Backyard chickens can bring joy to the entire family. Plus, when they’re healthy and happy, they can provide you with fresh eggs for years. If you’re new to keeping chickens, the following information can help you get started successfully with your new flock.
When you get chickens for your backyard, you’ll need to make sure they have a coop with space to move around freely. The size of the coop and yard you need depends on the number of chickens you plan to get. One of the most important aspects of having a backyard flock is to keep your chickens protected. The general rule for keeping chickens is to provide them with 2 to 3 square feet of space inside per chicken and 8 to 10 square feet outside per chicken. It’s always better to give your flock as much room as possible to prevent stress, pecking, and health issues.
Upfront costs will depend on the type of coop and fencing you choose to use to keep your chickens protected.

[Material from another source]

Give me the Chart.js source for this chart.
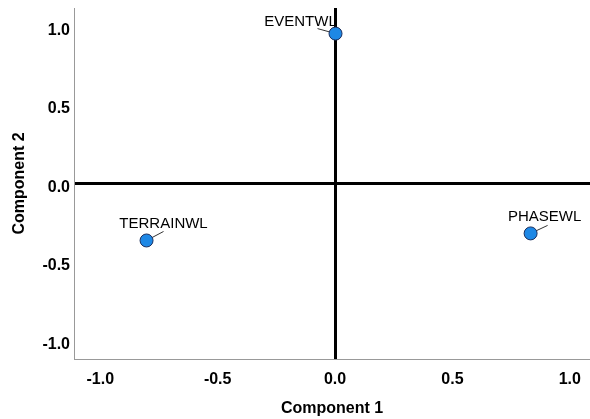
<!DOCTYPE html>
<html>
<head>
<meta charset="utf-8">
<script src="https://cdn.jsdelivr.net/npm/chart.js@4/dist/chart.umd.min.js"></script>
<style>
  html, body { margin: 0; padding: 0; background: #fff; }
  #wrap { width: 590px; height: 419px; }
</style>
</head>
<body>
<div id="wrap"><canvas id="myChart"></canvas></div>
<script>
// component loadings
const variables = ["EVENTWL", "TERRAINWL", "PHASEWL"];
const comp1 = [0.002, -0.803, 0.833];
const comp2 = [0.955, -0.363, -0.318];
const tickValues = [-1.0, -0.5, 0.0, 0.5, 1.0];

// where each label sits relative to its point (px) and leader line start
const labelOffsets = [
  { dx: -35, dy: -12, lx: -18, ly: -5 },
  { dx: 17, dy: -17, lx: 17, ly: -9 },
  { dx: 14, dy: -17, lx: 17, ly: -8 }
];

const FONT = "'Liberation Sans', Arial, sans-serif";

const pointLabels = {
  id: "pointLabels",
  beforeDatasetsDraw(chart) {
    const ctx = chart.ctx;
    const meta = chart.getDatasetMeta(0);
    ctx.save();
    ctx.strokeStyle = "#333";
    ctx.lineWidth = 1;
    meta.data.forEach((pt, i) => {
      const o = labelOffsets[i];
      ctx.beginPath();
      ctx.moveTo(pt.x + o.lx, pt.y + o.ly);
      ctx.lineTo(pt.x, pt.y);
      ctx.stroke();
    });
    ctx.restore();
  },
  afterDatasetsDraw(chart) {
    const ctx = chart.ctx;
    const meta = chart.getDatasetMeta(0);
    ctx.save();
    ctx.font = "15px " + FONT;
    ctx.fillStyle = "#000";
    ctx.textAlign = "center";
    ctx.textBaseline = "middle";
    meta.data.forEach((pt, i) => {
      const o = labelOffsets[i];
      ctx.fillText(variables[i], pt.x + o.dx, pt.y + o.dy);
    });
    ctx.restore();
  }
};

const axisTicks = (scale) => {
  scale.ticks = tickValues.map(v => ({ value: v }));
};

const zeroGrid = {
  drawTicks: false,
  color: c => (c.tick && c.tick.value === 0 ? "#000" : "rgba(0,0,0,0)"),
  lineWidth: c => (c.tick && c.tick.value === 0 ? 3 : 0)
};

const ctx = document.getElementById("myChart").getContext("2d");
new Chart(ctx, {
  type: "scatter",
  data: {
    datasets: [{
      data: comp1.map((x, i) => ({ x: x, y: comp2[i] })),
      backgroundColor: "#1e88e5",
      borderColor: "#1b2f5e",
      borderWidth: 1,
      pointRadius: 6.5,
      pointHoverRadius: 6.5
    }]
  },
  options: {
    responsive: true,
    maintainAspectRatio: false,
    animation: false,
    layout: { autoPadding: false, padding: { top: 8, left: 0, right: 0, bottom: 0 } },
    plugins: {
      legend: { display: false },
      tooltip: { enabled: false }
    },
    scales: {
      x: {
        type: "linear",
        min: -1.112,
        max: 1.086,
        afterBuildTicks: axisTicks,
        afterFit(scale) {
          scale.height = 60;
          scale.paddingLeft = 0;
          scale.paddingRight = 0;
        },
        border: { color: "#999", width: 1 },
        grid: zeroGrid,
        ticks: {
          padding: 11,
          color: "#000",
          font: { family: FONT, size: 16, weight: "bold" },
          callback: v => v.toFixed(1)
        },
        title: {
          display: true,
          text: "Component 1",
          color: "#000",
          padding: { top: 0, bottom: 1 },
          font: { family: FONT, size: 16, weight: "bold" }
        }
      },
      y: {
        type: "linear",
        min: -1.118,
        max: 1.118,
        afterBuildTicks: axisTicks,
        afterFit(scale) {
          scale.width = 74;
          scale.paddingTop = 0;
          scale.paddingBottom = 0;
        },
        border: { color: "#999", width: 1 },
        grid: zeroGrid,
        ticks: {
          padding: 4,
          labelOffset: 4,
          color: "#000",
          font: { family: FONT, size: 16, weight: "bold" },
          callback: v => v.toFixed(1)
        },
        title: {
          display: true,
          text: "Component 2",
          color: "#000",
          padding: { top: 10, bottom: 0 },
          font: { family: FONT, size: 16, weight: "bold" }
        }
      }
    }
  },
  plugins: [pointLabels]
});
</script>
</body>
</html>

A DIY coop can be made for under $100. You can also buy a premade option, which can range from around $100 to several times that, depending on the size of the coop and the amount of fencing you need. A good feeder can cost between $45 and $180. Watering systems are significantly cheaper. The average cost of conventional chicken feed is around $0.15 per day. Organic chicken feed is around $0.60 per day. Chickens also love many types of kitchen scraps as treats. You can find lists of chicken-safe scraps online.
Chickens have no defense mechanisms, so it’s important to provide them with a safe space to live in your backyard. Chickens are naturally inclined to go inside on their own once the sun starts to set, which means you only need to provide them with a safe coop where you can close the door against predators. Having a small latch on the door can keep crafty animals like raccoons, weasels, and opossums away from your flock. It’s also important to install a fence around the area in which your chickens graze to keep them safe from neighborhood dogs and cats during the day.
Keeping chickens in your backyard is much simpler than you may think. Chickens are social animals, and most breeds are friendly enough to be around your entire family. Keep them safe and secure, provide them with food, and interact with them daily, and you’re sure to have a friendly flock to provide you with fresh eggs.